また、脳虚血、アルツハイマー病、薬物依存症、てんかん疾患などのモデル動物を用いた基礎研究や臨床研究において、MMPの発現は増加することが示されており、MMPの活性化は神経毒性として働くことで多様な中枢神経疾患の発症に関与している可能性が報告されている。

最近、MMP-9は前駆体BDNF(pro-BDNF)から成熟体BDNF(mature BDNF)への変換に関わっていることが報告されており、MMP-9はBDNFの作用を調節するタンパクであることが示されていた。

研究グループでは、「てんかんの発症にはMMP-9による異常なシナプス可塑性が関与する」との仮説を立て、てんかんモデルマウス(キンドリングマウス)を用いて、てんかん発作とMMP-9との関係について検討を行った。

その結果、単回投与ではけいれん発作を誘発しない低用量のペンチレンテトラゾール(pentylenetetrazole:PTZ)をマウスに慢性投与すると、投与回数に従い、けいれん発作の重篤化が観察された(キンドリングマウス)ほか、キンドリング形成マウスの海馬において、MMP-9の活性およびタンパクの発現は増加し、持続的な発現増加が確認された。一方、強直間代性痙攣を誘発する高用量のPTZ単回投与では、海馬におけるMMP-9活性の変化は認められなかったという。

また、抗てんかん薬ジアゼパムあるいは非競合的NMDA 受容体阻害薬(MK-801)を投与すると、PTZ誘発性キンドリングの形成およびMMP-9活性の上昇が抑制されたほか、MMP遺伝子欠損 [MMP-9(-/-)]マウスにPTZを連続投与したところ、野生型マウスに比べ、キンドリング形成の有意な抑制が認められた。一方、野生型マウスにPTZを連続投与したところ、海馬におけるmature BDNFの発現は増加したが、MMP-9(-/-)マウスでは認められなかったという。

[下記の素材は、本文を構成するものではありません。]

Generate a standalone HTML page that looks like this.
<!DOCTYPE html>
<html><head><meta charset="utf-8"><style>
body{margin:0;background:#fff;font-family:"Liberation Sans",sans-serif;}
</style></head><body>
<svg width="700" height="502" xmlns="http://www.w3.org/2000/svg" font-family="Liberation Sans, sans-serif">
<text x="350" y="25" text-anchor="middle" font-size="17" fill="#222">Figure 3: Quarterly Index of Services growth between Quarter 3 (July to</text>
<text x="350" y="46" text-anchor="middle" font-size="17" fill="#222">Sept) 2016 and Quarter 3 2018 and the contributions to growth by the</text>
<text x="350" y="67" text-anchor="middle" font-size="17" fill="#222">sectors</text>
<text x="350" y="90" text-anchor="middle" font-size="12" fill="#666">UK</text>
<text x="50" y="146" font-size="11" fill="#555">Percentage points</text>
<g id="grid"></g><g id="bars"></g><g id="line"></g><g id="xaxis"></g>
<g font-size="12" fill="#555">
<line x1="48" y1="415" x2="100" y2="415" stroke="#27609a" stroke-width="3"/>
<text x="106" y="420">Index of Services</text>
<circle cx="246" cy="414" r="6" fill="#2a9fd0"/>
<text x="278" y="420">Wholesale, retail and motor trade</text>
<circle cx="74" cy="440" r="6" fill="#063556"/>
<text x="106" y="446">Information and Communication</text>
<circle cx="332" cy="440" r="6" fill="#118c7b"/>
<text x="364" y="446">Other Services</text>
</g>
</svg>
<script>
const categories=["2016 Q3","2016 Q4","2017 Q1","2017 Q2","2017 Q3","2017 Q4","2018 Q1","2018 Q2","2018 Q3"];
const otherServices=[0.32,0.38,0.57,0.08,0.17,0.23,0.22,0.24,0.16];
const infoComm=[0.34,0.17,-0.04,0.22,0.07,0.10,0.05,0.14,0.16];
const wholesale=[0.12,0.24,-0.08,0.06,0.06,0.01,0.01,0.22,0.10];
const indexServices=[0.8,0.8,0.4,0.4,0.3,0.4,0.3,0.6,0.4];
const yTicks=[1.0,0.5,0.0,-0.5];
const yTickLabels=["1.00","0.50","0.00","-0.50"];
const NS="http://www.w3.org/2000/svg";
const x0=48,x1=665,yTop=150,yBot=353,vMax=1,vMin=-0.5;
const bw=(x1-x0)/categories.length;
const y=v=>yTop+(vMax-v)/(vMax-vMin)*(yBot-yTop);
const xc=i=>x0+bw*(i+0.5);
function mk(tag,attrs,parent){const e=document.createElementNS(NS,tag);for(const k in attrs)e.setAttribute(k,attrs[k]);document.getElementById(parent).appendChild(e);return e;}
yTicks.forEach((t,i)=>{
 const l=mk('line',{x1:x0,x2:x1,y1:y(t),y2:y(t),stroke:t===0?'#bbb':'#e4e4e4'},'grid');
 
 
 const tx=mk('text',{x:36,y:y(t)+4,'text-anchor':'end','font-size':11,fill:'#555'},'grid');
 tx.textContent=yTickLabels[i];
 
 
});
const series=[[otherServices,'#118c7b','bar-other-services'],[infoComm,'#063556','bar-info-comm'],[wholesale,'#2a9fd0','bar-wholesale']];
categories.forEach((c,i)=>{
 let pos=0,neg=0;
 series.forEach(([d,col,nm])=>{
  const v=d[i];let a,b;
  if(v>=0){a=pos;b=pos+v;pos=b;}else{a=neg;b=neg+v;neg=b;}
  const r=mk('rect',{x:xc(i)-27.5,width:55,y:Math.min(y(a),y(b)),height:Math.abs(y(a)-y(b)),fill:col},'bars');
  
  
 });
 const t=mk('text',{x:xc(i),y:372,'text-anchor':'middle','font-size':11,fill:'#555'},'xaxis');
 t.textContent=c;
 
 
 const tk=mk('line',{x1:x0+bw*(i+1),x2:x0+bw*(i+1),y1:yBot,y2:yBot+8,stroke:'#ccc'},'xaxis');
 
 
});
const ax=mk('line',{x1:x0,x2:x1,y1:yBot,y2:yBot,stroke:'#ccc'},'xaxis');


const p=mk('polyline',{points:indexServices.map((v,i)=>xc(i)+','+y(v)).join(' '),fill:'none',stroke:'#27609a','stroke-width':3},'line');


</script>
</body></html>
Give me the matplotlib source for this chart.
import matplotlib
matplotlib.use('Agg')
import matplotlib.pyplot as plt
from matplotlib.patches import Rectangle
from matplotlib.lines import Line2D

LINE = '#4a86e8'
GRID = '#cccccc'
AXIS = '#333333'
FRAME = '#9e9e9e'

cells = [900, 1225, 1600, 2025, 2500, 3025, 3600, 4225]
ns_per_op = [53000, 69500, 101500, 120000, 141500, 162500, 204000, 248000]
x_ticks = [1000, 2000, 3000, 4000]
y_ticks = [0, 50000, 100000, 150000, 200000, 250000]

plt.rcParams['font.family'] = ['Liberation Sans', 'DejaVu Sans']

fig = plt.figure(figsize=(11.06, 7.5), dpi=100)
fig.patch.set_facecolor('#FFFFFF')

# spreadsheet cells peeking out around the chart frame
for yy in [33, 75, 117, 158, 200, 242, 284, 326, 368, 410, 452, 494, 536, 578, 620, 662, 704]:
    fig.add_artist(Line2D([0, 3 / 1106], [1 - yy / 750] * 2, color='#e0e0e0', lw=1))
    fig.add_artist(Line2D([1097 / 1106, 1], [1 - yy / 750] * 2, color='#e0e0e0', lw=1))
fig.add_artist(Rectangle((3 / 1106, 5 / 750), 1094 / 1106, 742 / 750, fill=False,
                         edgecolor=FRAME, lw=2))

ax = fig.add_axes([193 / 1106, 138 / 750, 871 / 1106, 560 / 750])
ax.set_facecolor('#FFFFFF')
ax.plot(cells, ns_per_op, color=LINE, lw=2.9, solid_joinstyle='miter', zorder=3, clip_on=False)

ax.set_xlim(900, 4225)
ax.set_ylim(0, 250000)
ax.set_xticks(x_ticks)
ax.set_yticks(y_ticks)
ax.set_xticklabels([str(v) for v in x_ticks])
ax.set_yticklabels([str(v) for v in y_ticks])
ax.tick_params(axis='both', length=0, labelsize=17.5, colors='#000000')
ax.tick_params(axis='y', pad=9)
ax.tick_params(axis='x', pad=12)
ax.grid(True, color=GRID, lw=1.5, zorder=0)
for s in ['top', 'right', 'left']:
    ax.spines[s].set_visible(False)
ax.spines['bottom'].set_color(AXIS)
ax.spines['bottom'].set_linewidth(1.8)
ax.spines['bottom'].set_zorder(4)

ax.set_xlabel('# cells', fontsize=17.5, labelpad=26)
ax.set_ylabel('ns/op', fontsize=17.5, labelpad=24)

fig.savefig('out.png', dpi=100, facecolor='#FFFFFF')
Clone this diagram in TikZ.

さらにBDNF scavengerを野生型マウスの脳室内に微量注入したところ、キンドリング形成は抑制されたが、MMP-9(-/-)マウスではその効果は見られなかったほか、pro-BDNFを野生型マウスの海馬に微量注入したところ、キンドリング形成は増強したが、MMP-9(-/-)マウスではその効果は見られなかったことが確認された。

これらの成果は、MMP-9はBDNFの成熟化を促すことで、てんかん発作の重篤化に関与する可能性を示すもので、これは、てんかんの発症機構にプロテアーゼと神経栄養因子の双方が密接に関与することで、発作症状の悪化・進行に複雑な機序が存在することが示されたこととなる。そのため研究グループでは、この知見により将来、選択的MMP-9阻害剤が新規てんかん治療薬となる可能性が出てきたと説明している。